If you are running an event that will attract delegates and sponsors within a specific geographical reach, whether consumer or business, then regional media will be a primary focus for your PR efforts.
Requirements for a successful regional PR campaign can vary significantly from, for example, a trade press campaign, so it’s worth noting a few tips:
Local Angles – Is it on our Patch?
The first thing a regional journalist will check is whether there is a specific local angle they can use for their paper.
A journalist is sure to get it in the neck from his/her editor if they spend time covering a story that turns out to be ‘off their patch’ so make sure your event is in an area covered by the paper or there is another local connection before you strike up a conversation.
Adopt the Right Copy Style
Different publications will adopt a particular style of writing (you only need to look at the differences in styles of national newspapers, from the Sun to The Times, to know what I mean!)
so take a little time to become familiar with their particular style and also what topics they like to write about.
If you tailor your news releases and stories to suit, you will have a much better chance of getting quality coverage.
A Picture Speaks a Thousand Words
Editors want their papers to look great and attract more readers.
Local and regional press rarely have budget to invest in expensive photography so if you can provide them with free, quality images that are relevant to the story, then you will be on to a winner!
Meet your Media
As event planners, you know better than most the importance of face-to-face communications.
Whilst editors are extremely busy, if you have relevant, interesting stories on offer and are looking to build a longer-term relationship, it is definitely worth setting up a meeting so that you can see how to work best with your local press.
Local radio can be an excellent way of reaching out to a wider regional audience. The key here is to target certain programmes or shows, in the same way as you would target a particular correspondent on a bigger paper.

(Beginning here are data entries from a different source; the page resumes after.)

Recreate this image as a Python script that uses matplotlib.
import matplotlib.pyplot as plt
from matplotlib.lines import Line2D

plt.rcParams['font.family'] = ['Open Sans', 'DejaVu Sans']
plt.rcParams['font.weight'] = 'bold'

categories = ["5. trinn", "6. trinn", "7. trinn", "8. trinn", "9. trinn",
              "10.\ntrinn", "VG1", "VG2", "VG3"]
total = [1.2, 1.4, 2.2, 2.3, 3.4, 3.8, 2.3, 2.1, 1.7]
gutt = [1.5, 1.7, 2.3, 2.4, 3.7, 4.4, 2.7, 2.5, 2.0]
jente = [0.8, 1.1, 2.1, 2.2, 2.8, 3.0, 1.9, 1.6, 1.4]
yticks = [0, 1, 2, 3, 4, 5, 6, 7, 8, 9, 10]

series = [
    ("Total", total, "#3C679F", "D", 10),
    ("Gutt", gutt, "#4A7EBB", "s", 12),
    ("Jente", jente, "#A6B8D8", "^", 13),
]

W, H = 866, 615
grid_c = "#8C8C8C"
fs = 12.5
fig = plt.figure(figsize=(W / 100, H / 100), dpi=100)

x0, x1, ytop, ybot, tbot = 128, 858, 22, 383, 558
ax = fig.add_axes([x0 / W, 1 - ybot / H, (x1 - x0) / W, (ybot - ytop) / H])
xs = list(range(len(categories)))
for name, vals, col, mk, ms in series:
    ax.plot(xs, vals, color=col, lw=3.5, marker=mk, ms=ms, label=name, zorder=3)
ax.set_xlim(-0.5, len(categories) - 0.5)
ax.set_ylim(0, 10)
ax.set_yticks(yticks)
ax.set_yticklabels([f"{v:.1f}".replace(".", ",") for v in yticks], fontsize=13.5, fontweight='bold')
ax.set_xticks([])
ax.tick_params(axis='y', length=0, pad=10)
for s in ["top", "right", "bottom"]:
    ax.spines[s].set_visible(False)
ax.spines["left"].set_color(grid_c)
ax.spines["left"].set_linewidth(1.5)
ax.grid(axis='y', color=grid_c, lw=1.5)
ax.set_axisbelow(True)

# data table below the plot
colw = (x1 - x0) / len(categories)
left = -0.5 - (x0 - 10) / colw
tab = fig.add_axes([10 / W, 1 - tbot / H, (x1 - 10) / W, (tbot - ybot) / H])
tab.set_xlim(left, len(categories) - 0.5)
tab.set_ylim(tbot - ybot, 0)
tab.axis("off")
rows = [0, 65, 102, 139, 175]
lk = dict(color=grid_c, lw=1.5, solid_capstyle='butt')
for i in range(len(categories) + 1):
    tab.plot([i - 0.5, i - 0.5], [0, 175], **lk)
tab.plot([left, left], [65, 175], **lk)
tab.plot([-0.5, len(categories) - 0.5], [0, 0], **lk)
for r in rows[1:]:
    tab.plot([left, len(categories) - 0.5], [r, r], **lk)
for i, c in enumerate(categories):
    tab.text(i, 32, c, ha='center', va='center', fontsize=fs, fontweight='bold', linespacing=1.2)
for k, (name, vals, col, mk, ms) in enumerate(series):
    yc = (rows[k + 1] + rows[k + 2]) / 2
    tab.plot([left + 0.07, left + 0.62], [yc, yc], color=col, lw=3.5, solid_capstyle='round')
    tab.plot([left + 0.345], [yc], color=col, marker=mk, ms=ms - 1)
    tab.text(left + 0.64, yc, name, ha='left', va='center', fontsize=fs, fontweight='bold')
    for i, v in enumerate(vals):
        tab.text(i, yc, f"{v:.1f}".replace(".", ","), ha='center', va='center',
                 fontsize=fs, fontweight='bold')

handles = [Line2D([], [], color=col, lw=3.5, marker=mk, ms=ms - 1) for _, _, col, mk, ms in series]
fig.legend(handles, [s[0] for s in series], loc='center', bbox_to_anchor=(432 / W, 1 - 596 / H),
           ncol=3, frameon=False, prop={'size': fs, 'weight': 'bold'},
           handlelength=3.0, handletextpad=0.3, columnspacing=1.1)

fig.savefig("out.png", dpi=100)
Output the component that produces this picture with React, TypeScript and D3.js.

If you have news, make sure it gets sent to the news desk and the producer of any relevant programmes.
The show producer is your key contact; discuss with them any ideas you may have for interviews with your main sponsors, keynote speakers, etc.
Getting regional TV coverage is not beyond the realms of possibility. Generally speaking, consumer stories are easier to sell in, but if you have a strong local business story then it’s certainly worth talking to your regional news teams.
The forward planner will be your initial port of call to have an event flagged in the diary.
Once you have a good contact, you can then build your relationship with the relevant correspondent and potentially work on other stories in the build up to your event.
As with all good PR, think about what potential stories you have that will be of interest to your target media. Develop appropriate angles and make best use of speakers, partners and sponsors to create a great pipeline of PR stories that will keep you in the press!